Niyonsenga and Zaninka (2007) observe that though the Rwandan Microfinance sector has experienced rapid growth in the last few years and has made significant contribution towards poverty alleviation in the country; the sector has recently experienced some difficulties with some institutions experiencing high defaults. The collapse of one of the biggest COOPEC and the closure of some MFIs and COOPECs by the Central Bank in June 2006 has led to erosion of confidence on the part of unprotected depositors and the general public. If unchecked, this may have adverse effects on the financial sector in general. The sustainability is still a big problem in this sector and different strategies should be developed

The study of Mayele, 2006, was rather more specific. According to him, the SWOT Analysis of the Rwandan Microfinance was as follows:

Strengths include the fact that traditionally Rwandans used to practice some informal microfinance, so using the same scheme in a more formal way faces little resistance. In the same line of argument, microfinance responds to needs of many rural people who have been ignored by the formal banking sector because they cannot afford heavy collaterals required. Especially, microfinance was already there provided by the Banque Populaire. However, the aftermath of the

1994 genocide highlights a need to assist the poor with micro credits so that they can be more and more self reliant.

Weaknesses included the fact that microfinance was not a domain of professionalism by many practitioners. This was supported by the findings of Kagishiro (2007) where he attacked lack of professionalism as a major reason as to why many microfinance institutions had closed doors. More to that, there is lack of business mindset whereby there was no clear distinction between business and owners.

Opportunities were highlighted as well. The Rwanda Microfinance policy was looked at as one of mechanisms to streamline the operations in the sector, thus more chances to instill confidence among clients. It was going to be really supportive. The projected microfinance forum was going to be an opportunity whereby institutions were going to enjoy capacity building and advocacy by the Association de Microfinance.

Threats were talked about. For example, the new policy was somehow criminalizing informal microfinance (Mayele, 2006), indeed, it was going to take some time to restore hope among microfinance clients, (Justin, 2007).

It has been observed in the Skills Audit Report that one of the needy sectors is finance (The Republic of Rwanda, 2009). Indeed, the main challenge of the Rwandan financial sector is inadequate institutional, organizational, and human resources capacity.. This poses a formidable challenge to the objective of Rwanda becoming a regional financial hub. This is because, «No nation becomes great when majority of her nationals are mainly idle, semi-skilled or out rightly unskilled». ( http://allafrica.com/stories/200711270316.html).

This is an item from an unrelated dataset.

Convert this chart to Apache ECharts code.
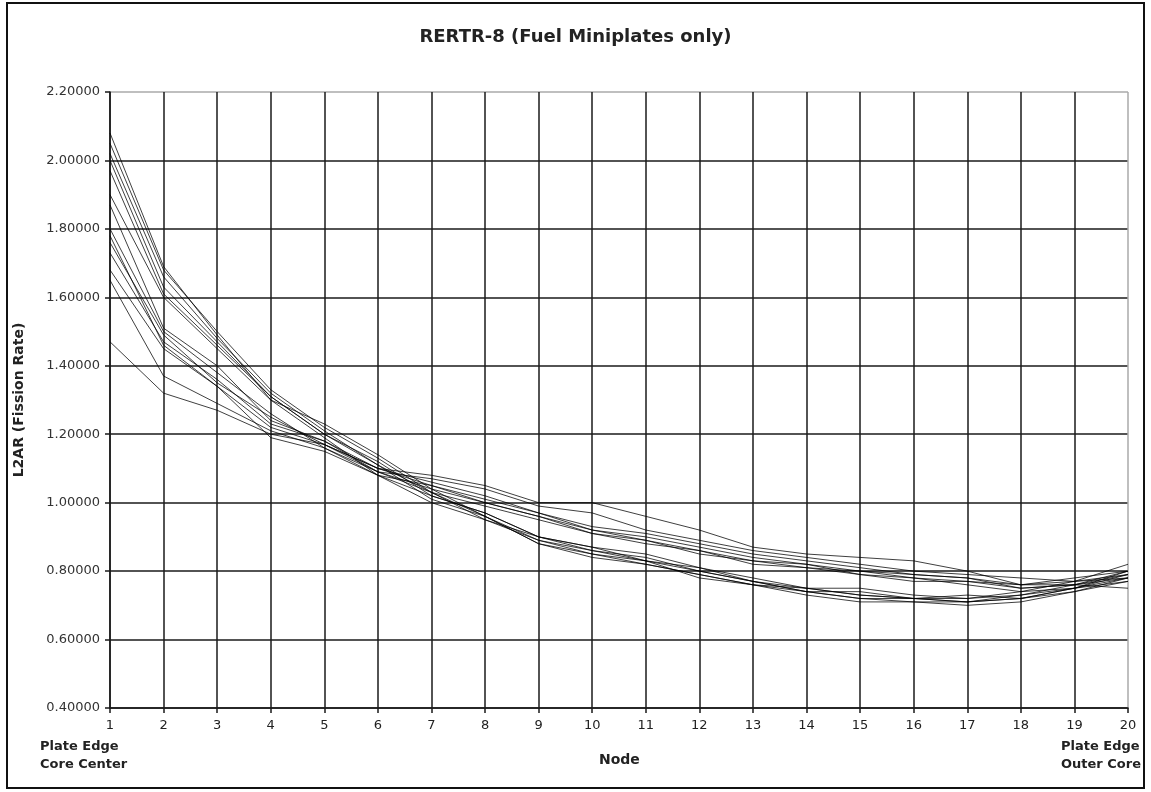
<!DOCTYPE html>
<html>
<head>
<meta charset="utf-8">
<script src="https://cdn.jsdelivr.net/npm/echarts@6/dist/echarts.min.js"></script>
<style>
html,body{margin:0;padding:0;background:#fff;}
#c{width:1151px;height:792px;}
</style>
</head>
<body>
<div id="c"></div>
<script>
var nodes = ['1','2','3','4','5','6','7','8','9','10','11','12','13','14','15','16','17','18','19','20'];
var yTicks = [0.4, 2.2, 0.2];

var s1  = [1.47,1.32,1.27,1.20,1.17,1.10,1.08,1.05,1.00,1.00,0.96,0.92,0.87,0.85,0.84,0.83,0.80,0.76,0.76,0.75];
var s2  = [1.65,1.37,1.29,1.21,1.16,1.09,1.07,1.04,0.99,0.97,0.92,0.89,0.86,0.84,0.82,0.80,0.79,0.78,0.77,0.78];
var s3  = [1.68,1.45,1.34,1.22,1.17,1.10,1.06,1.02,0.97,0.93,0.91,0.88,0.85,0.83,0.81,0.79,0.78,0.76,0.77,0.79];
var s4  = [1.73,1.47,1.36,1.23,1.18,1.10,1.05,1.01,0.97,0.92,0.90,0.87,0.84,0.82,0.80,0.79,0.78,0.75,0.76,0.80];
var s5  = [1.76,1.49,1.35,1.25,1.17,1.09,1.04,1.00,0.96,0.92,0.89,0.86,0.83,0.81,0.80,0.78,0.77,0.76,0.78,0.80];
var s6  = [1.80,1.50,1.38,1.26,1.16,1.08,1.05,1.00,0.96,0.91,0.89,0.85,0.83,0.82,0.79,0.78,0.76,0.74,0.77,0.82];
var s7  = [1.87,1.51,1.40,1.24,1.18,1.09,1.03,0.99,0.95,0.91,0.88,0.86,0.82,0.81,0.79,0.77,0.77,0.75,0.76,0.79];
var s8  = [1.90,1.60,1.45,1.30,1.19,1.08,1.02,0.97,0.90,0.87,0.85,0.81,0.78,0.75,0.75,0.73,0.72,0.73,0.76,0.78];
var s9  = [1.97,1.61,1.46,1.31,1.20,1.11,1.03,0.96,0.89,0.86,0.84,0.80,0.77,0.75,0.73,0.72,0.72,0.74,0.75,0.79];
var s10 = [2.00,1.63,1.47,1.31,1.20,1.12,1.02,0.97,0.90,0.86,0.83,0.81,0.77,0.74,0.72,0.72,0.71,0.72,0.75,0.77];
var s11 = [2.02,1.66,1.48,1.32,1.21,1.11,1.01,0.96,0.88,0.85,0.82,0.79,0.76,0.74,0.72,0.71,0.70,0.71,0.74,0.78];
var s12 = [2.05,1.68,1.50,1.33,1.22,1.13,1.03,0.95,0.89,0.85,0.83,0.78,0.76,0.73,0.71,0.71,0.71,0.72,0.74,0.77];
var s13 = [2.08,1.69,1.49,1.30,1.23,1.14,1.04,0.96,0.88,0.84,0.82,0.79,0.76,0.75,0.73,0.72,0.71,0.73,0.75,0.80];
var s14 = [1.78,1.46,1.34,1.19,1.15,1.08,1.00,0.95,0.90,0.87,0.83,0.80,0.77,0.74,0.74,0.72,0.73,0.72,0.75,0.78];

var allSeries = [s1,s2,s3,s4,s5,s6,s7,s8,s9,s10,s11,s12,s13,s14];

var chart = echarts.init(document.getElementById('c'), null, {renderer:'canvas'});
var FONT = '"DejaVu Sans", Arial, sans-serif';

var xSplitColors = nodes.map(function(n, i){ return i === nodes.length - 1 ? '#aaa' : '#1a1a1a'; });
var ySplitColors = [];
for (var k = 0; k < 10; k++) ySplitColors.push(k === 9 ? '#aaa' : '#1a1a1a');

var option = {
  animation: false,
  backgroundColor: '#fff',
  title: {
    text: 'RERTR-8 (Fuel Miniplates only)',
    left: 'center',
    top: 23,
    textStyle: {fontFamily: FONT, fontSize: 18, fontWeight: 'bold', color: '#222'}
  },
  grid: {left: 110, right: 23, top: 92, bottom: 84, containLabel: false},
  xAxis: {
    type: 'category',
    data: nodes,
    boundaryGap: false,
    axisLine: {lineStyle: {color: '#1a1a1a', width: 1.5}},
    axisTick: {show: true, inside: false, length: 5, lineStyle: {color: '#1a1a1a', width: 1.5}, alignWithLabel: true},
    axisLabel: {fontFamily: FONT, fontSize: 13, color: '#222', margin: 11},
    splitLine: {show: true, lineStyle: {color: xSplitColors, width: 1.5}}
  },
  yAxis: {
    type: 'value',
    min: yTicks[0], max: yTicks[1], interval: yTicks[2],
    name: 'L2AR (Fission Rate)',
    nameLocation: 'middle',
    nameGap: 84,
    nameTextStyle: {fontFamily: FONT, fontSize: 14, fontWeight: 'bold', color: '#222'},
    axisLine: {show: true, lineStyle: {color: '#1a1a1a', width: 1.5}},
    axisTick: {show: true, inside: false, length: 5, lineStyle: {color: '#1a1a1a', width: 1.5}},
    axisLabel: {fontFamily: FONT, fontSize: 13, color: '#333', margin: 10,
      formatter: function(v){ return v.toFixed(5); }},
    splitLine: {show: true, lineStyle: {color: ySplitColors, width: 1.5}}
  },
  graphic: [
    {type: 'rect', shape: {x: 7, y: 3, width: 1137, height: 785}, style: {fill: null, stroke: '#111', lineWidth: 2}, silent: true, z: -1},
    {type: 'text', left: 40, top: 740, style: {text: 'Plate Edge', font: 'bold 13px ' + FONT, fill: '#222'}},
    {type: 'text', left: 40, top: 758, style: {text: 'Core Center', font: 'bold 13px ' + FONT, fill: '#222'}},
    {type: 'text', left: 1061, top: 740, style: {text: 'Plate Edge', font: 'bold 13px ' + FONT, fill: '#222'}},
    {type: 'text', left: 1061, top: 758, style: {text: 'Outer Core', font: 'bold 13px ' + FONT, fill: '#222'}},
    {type: 'text', left: 599, top: 753, style: {text: 'Node', font: 'bold 14px ' + FONT, fill: '#222'}}
  ],
  series: allSeries.map(function(d, i){
    return {
      type: 'line',
      name: 'Plate ' + (i+1),
      data: d,
      symbol: 'none',
      smooth: false,
      lineStyle: {color: '#000', width: 1, opacity: 0.75}
    };
  })
};
chart.setOption(option);
</script>
</body>
</html>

In one of articles written by Saul, he observes that according to the recent report by the National Bank of Rwanda (NBR), the banking sector is facing a serious problem of unprofessionalism. This observation was shared by Banque Populaire du Rwanda's (BPR), CEO, Ben Kalkman, who thought that the sector indeed lacked trained professionals. ( http://allafrica.com/stories/200912220038.html).

One of strategies is to hire best performing students from some of Rwanda's universities, to reduce the big number of un-professionals in the financial sector. http://allafrica.com/stories/200912220038.html).

Banks are experiencing the shortage of professionals, yet they are dominating players in the financial sector of Rwanda. After all they can give attractive salaries and other benefits. What can we expect of Microfinance Institutions? This is why it is interesting to carry out such a research to see the image of human capital management in that sector.